OBJECTIVE:
Retype, exactly as they stand, the lines from the start of the data to the line that contains "32, 19, 0, 1];", both ends included. Leave the pictures out.

PROVIDED DATA:
•••••

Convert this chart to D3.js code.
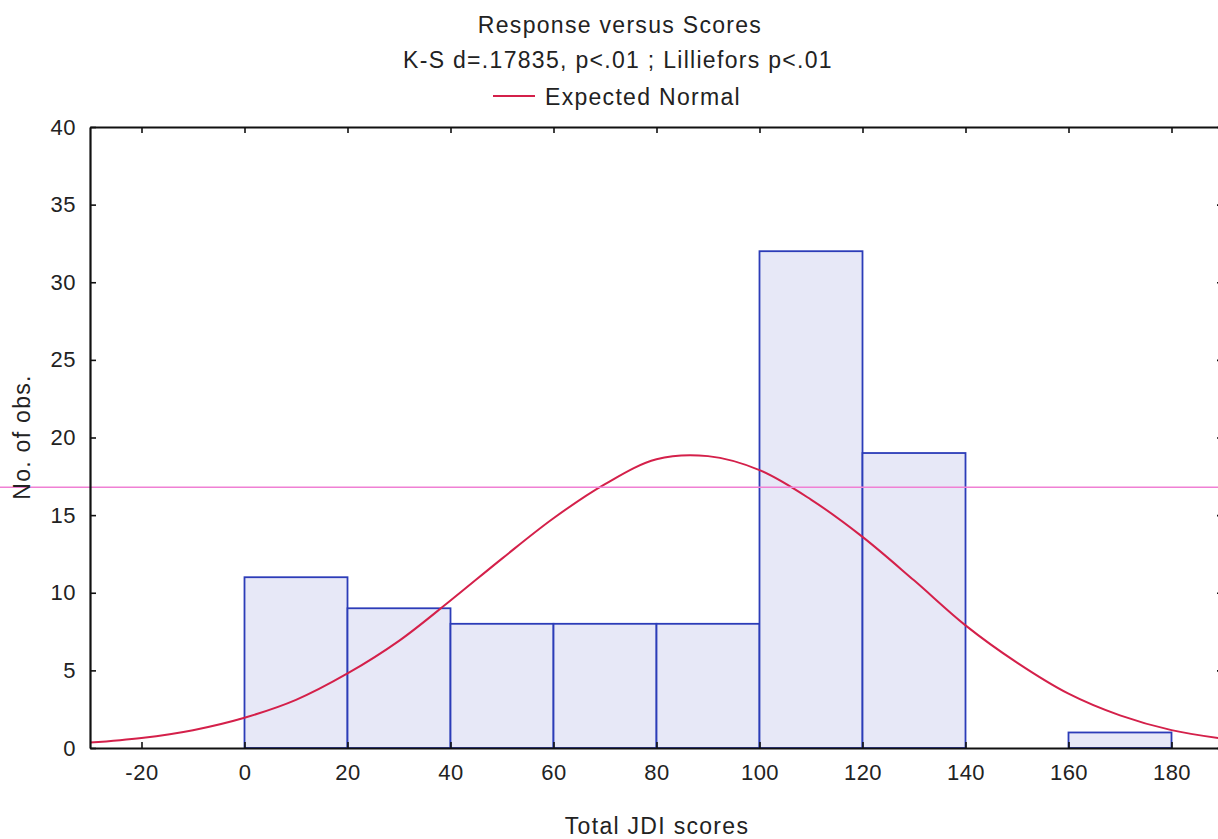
<!DOCTYPE html>
<html>
<head>
<meta charset="utf-8">
<script src="https://cdn.jsdelivr.net/npm/d3@7"></script>
<style>
  body { margin: 0; background: #fff; }
  text { font-family: "Liberation Sans", Arial, sans-serif; fill: #222; }
</style>
</head>
<body>
<svg id="chart" width="1218" height="839"></svg>
<script>
// histogram bins (lower edge, upper edge, count)
var binStarts = [0, 20, 40, 60, 80, 100, 120, 140, 160];
var binEnds   = [20, 40, 60, 80, 100, 120, 140, 160, 180];
var counts    = [11, 9, 8, 8, 8, 32, 19, 0, 1];

// expected normal curve
var curveX = [-30, -20, -10, 0, 10, 20, 30, 40, 50, 60, 70, 80, 90, 100, 110, 120, 130, 140, 150, 160, 170, 180, 190];
var curveY = [0.35, 0.65, 1.15, 1.95, 3.1, 4.8, 6.9, 9.5, 12.2, 14.8, 17.0, 18.6, 18.8, 17.9, 16.0, 13.6, 10.8, 7.9, 5.5, 3.5, 2.1, 1.15, 0.6];

var xTicks = [-20, 0, 20, 40, 60, 80, 100, 120, 140, 160, 180];
var yTicks = [0, 5, 10, 15, 20, 25, 30, 35, 40];
var refLine = 16.8;

var title = "Response versus Scores";
var subtitle = "K-S d=.17835, p<.01 ; Lilliefors p<.01";
var legendLabel = "Expected Normal";

var svg = d3.select("#chart");
var plotL = 90, plotT = 127, plotR = 1223, plotB = 748;

var x = d3.scaleLinear().domain([-30, 190]).range([plotL, plotR]);
var y = d3.scaleLinear().domain([0, 40]).range([plotB, plotT]);

// bars
var bins = counts.map(function(c, i){ return {x0: binStarts[i], x1: binEnds[i], n: c}; })
  .filter(function(d){ return d.n > 0; });

svg.append("g").selectAll("rect").data(bins).enter().append("rect")
  .attr("x", function(d){ return x(d.x0); })
  .attr("y", function(d){ return y(d.n); })
  .attr("width", function(d){ return x(d.x1) - x(d.x0); })
  .attr("height", function(d){ return y(0) - y(d.n); })
  .attr("fill", "#e7e8f7")
  .attr("stroke", "#2c3cb8")
  .attr("stroke-width", 1.8);

// normal curve
var pts = curveX.map(function(v, i){ return [v, curveY[i]]; });
svg.append("path")
  .datum(pts)
  .attr("fill", "none")
  .attr("stroke", "#d4204a")
  .attr("stroke-width", 2)
  .attr("d", d3.line().x(function(d){ return x(d[0]); }).y(function(d){ return y(d[1]); }).curve(d3.curveCatmullRom));

// pink horizontal line across the whole picture
svg.append("line")
  .attr("x1", 0).attr("x2", 1218)
  .attr("y1", y(refLine)).attr("y2", y(refLine))
  .attr("stroke", "#f080d4")
  .attr("stroke-width", 1.5);

// axes, ticks inward on all four sides
var fmt = function(d){ return String(d); };
var axB = svg.append("g").attr("transform", "translate(0," + plotB + ")")
  .call(d3.axisBottom(x).tickValues(xTicks).tickSizeInner(-6).tickSizeOuter(0).tickPadding(16).tickFormat(fmt));
var axT = svg.append("g").attr("transform", "translate(0," + plotT + ")")
  .call(d3.axisTop(x).tickValues(xTicks).tickSizeInner(-6).tickSizeOuter(0).tickFormat(""));
var axL = svg.append("g").attr("transform", "translate(" + plotL + ",0)")
  .call(d3.axisLeft(y).tickValues(yTicks).tickSizeInner(-6).tickSizeOuter(0).tickPadding(14).tickFormat(fmt));
var axR = svg.append("g").attr("transform", "translate(" + plotR + ",0)")
  .call(d3.axisRight(y).tickValues(yTicks).tickSizeInner(-6).tickSizeOuter(0).tickFormat(""));

[axB, axT, axL, axR].forEach(function(a){
  a.select(".domain").attr("stroke", "#111").attr("stroke-width", 2.2);
  a.selectAll(".tick line").attr("stroke", "#111").attr("stroke-width", 1.6);
  a.selectAll(".tick text").attr("font-size", 22).attr("fill", "#222")
    .attr("letter-spacing", 0.5)
    .style("font-family", "Liberation Sans, Arial, sans-serif");
});

// titles
function label(sel){ return sel.attr("font-size", 23).attr("letter-spacing", 1.3); }
label(svg.append("text").attr("x", 620).attr("y", 33).attr("text-anchor", "middle")).text(title);
label(svg.append("text").attr("x", 618).attr("y", 68).attr("text-anchor", "middle")).text(subtitle);

// legend
svg.append("line").attr("x1", 493).attr("x2", 535).attr("y1", 96).attr("y2", 96)
  .attr("stroke", "#d4204a").attr("stroke-width", 2);
label(svg.append("text").attr("x", 545).attr("y", 105)).text(legendLabel);

// axis titles
label(svg.append("text").attr("x", 657).attr("y", 834).attr("text-anchor", "middle")).text("Total JDI scores");
label(svg.append("text").attr("transform", "translate(30,437) rotate(-90)")
  .attr("text-anchor", "middle")).text("No. of obs.");
</script>
</body>
</html>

•••••

RIGHT ANSWER:
Convert this chart to D3.js code.
<!DOCTYPE html>
<html>
<head>
<meta charset="utf-8">
<script src="https://cdn.jsdelivr.net/npm/d3@7"></script>
<style>
  body { margin: 0; background: #fff; }
  text { font-family: "Liberation Sans", Arial, sans-serif; fill: #222; }
</style>
</head>
<body>
<svg id="chart" width="1218" height="839"></svg>
<script>
// histogram bins (lower edge, upper edge, count)
var binStarts = [0, 20, 40, 60, 80, 100, 120, 140, 160];
var binEnds   = [20, 40, 60, 80, 100, 120, 140, 160, 180];
var counts    = [11, 9, 8, 8, 8, 32, 19, 0, 1];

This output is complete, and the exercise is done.